Artelia was asked by SEMAPA (Paris design, project management and development company), to remove an imposing road infrastructure to enable the development of the sustainable Bruneseau district in Paris. Our teams met this challenge by deconstructing and rebuilding the Quai d’Ivry interchange, one of the busiest sections of motorway in Europe, while it was in operation.

CONTEXT & ISSUES

For over 30 years, SEMAPA has been managing highly ambitious urban redevelopment projects on the left bank of the Seine in Paris. In the early 2000s, it initiated a project to redevelop the Masséna-Bruneseau sector, an area crossed by the Paris ring road and marked by a major motorway interchange. Ateliers Lion Associés came up with the idea of radically transforming this interchange, changing the way traffic flows, to make way for a new urban transparency under the ring road, recreating a link between Paris and Ivry.

Artelia implemented this project, overcoming a number of challenges: temporarily diverting one of the busiest 2×4 lane road sections in Europe, fitting a complex worksite into an extremely small space, preserving the surrounding buildings, cleaning up a former railway and industrial zone, etc. without interrupting traffic and while ensuring the safety of all concerned. To achieve this, Artelia mobilised a multi-disciplinary team bringing together all the engineering expertise and implemented both technical innovations (high studded walls for the bypass of the ring road) and organisational innovations (phasing of an extremely complex urban worksite). The site itself was subject to original environmental and nuisance control measures (evacuation of soil by barge, systematic treatment of asbestos pollution and soil, etc.).

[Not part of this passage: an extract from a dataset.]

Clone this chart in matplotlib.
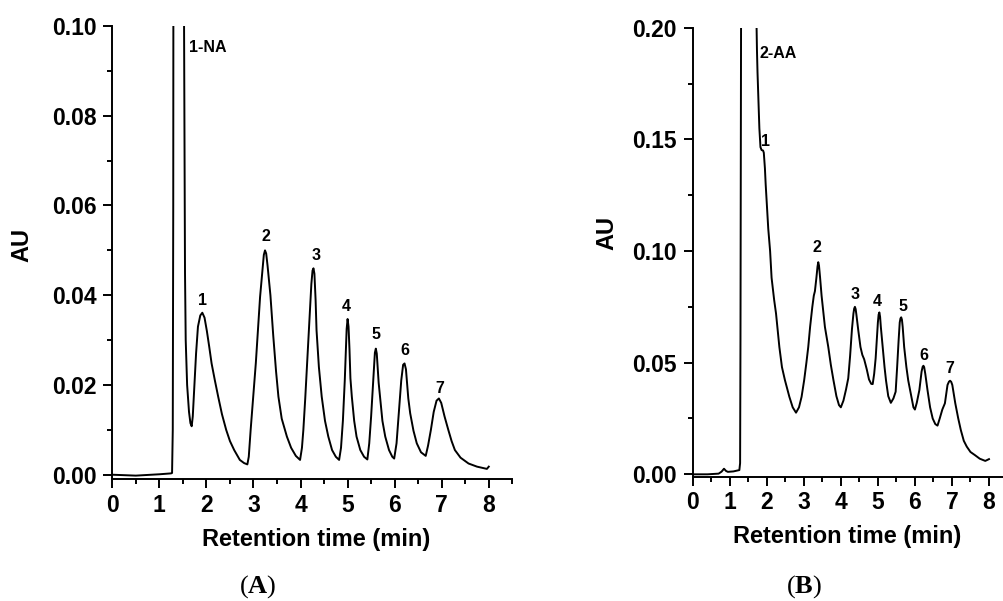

All the commitments were met, without the slightest incident and with flawless communication to the public. This exemplary project won the Construction/Development prize in the 2019 Grand Prix national de l’ingénierie, one of France’s most prestigious engineering awards. Today, a new district has emerged that encourages soft mobility under the ring road, demonstrating that it is possible to reconcile the city with its road infrastructure.